The problem, as Kazy outlined it, is that crowds of people sometimes gather at the courts. They sometimes gamble. They sometimes smoke weed. On Monday night, the problem exploded: A shooting took the life of one man and injured two others. It followed a violent weekend in Cleveland
, the latest in a grim 2021 series, during which there were at least nine incidents of gun violence.
The Jefferson Park incident occurred near the basketball courts, but there's no indication that basketball itself, or gambling for that matter, was to blame. From the cleveland.com report
"Witnesses told investigators that two unknown men arrived at the park in a vehicle, approached the victims on foot and started shooting. The two men got back in the vehicle and left the neighborhood, police said."
In that case, Kazy might be better off banning vehicles than banning basketball, but his response follows a pattern. It's identical, in fact, to the city of Lakewood's, which took down basketball hoops at Madison Park after a shooting there in April. The hoops were put back up two weeks later after resident outcry.

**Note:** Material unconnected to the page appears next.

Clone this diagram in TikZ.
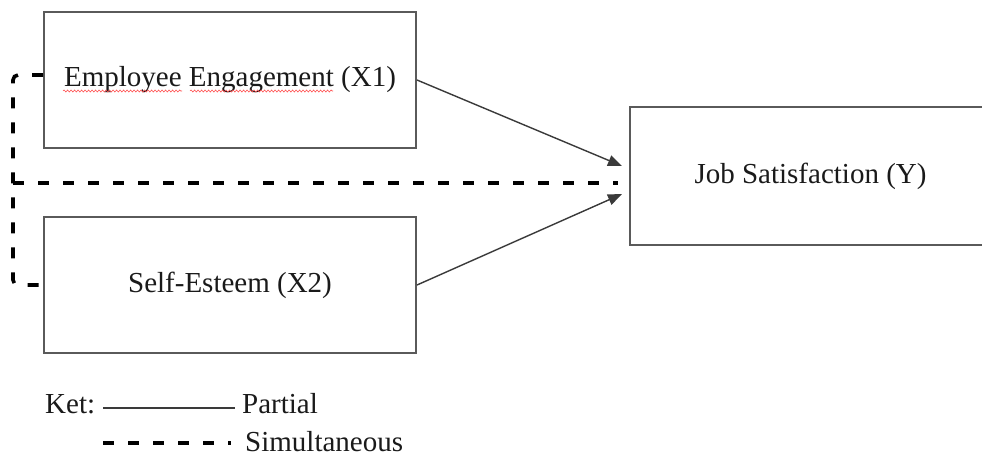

"Basketball courts do not cause gun violence," wrote a resident in a letter to the editor in The Plain Dealer
. "Guns cause gun violence. The city’s response to close only these courts sends a very clear message: Keep “others” out, so long as we are protected."
That message has been sent in communities across the country, where basketball courts and hoops tend to be removed as neighborhoods become whiter and wealthier. A recent report on the topic
found that in Chicago, over the last decade, 16 basketball courts and 42 backboards have been removed from city parks, and that the neighborhoods where they have come down have also experienced the highest increases in property values since 2000.
Kazy's actions might have made more sense as political theater, a stunt to endear himself to Ward 16 voters in an election year. But Kazy is running unopposed in 2021. His actions are merely the default response, which emerges from the assumption that Black people hanging out in groups is by definition a problem.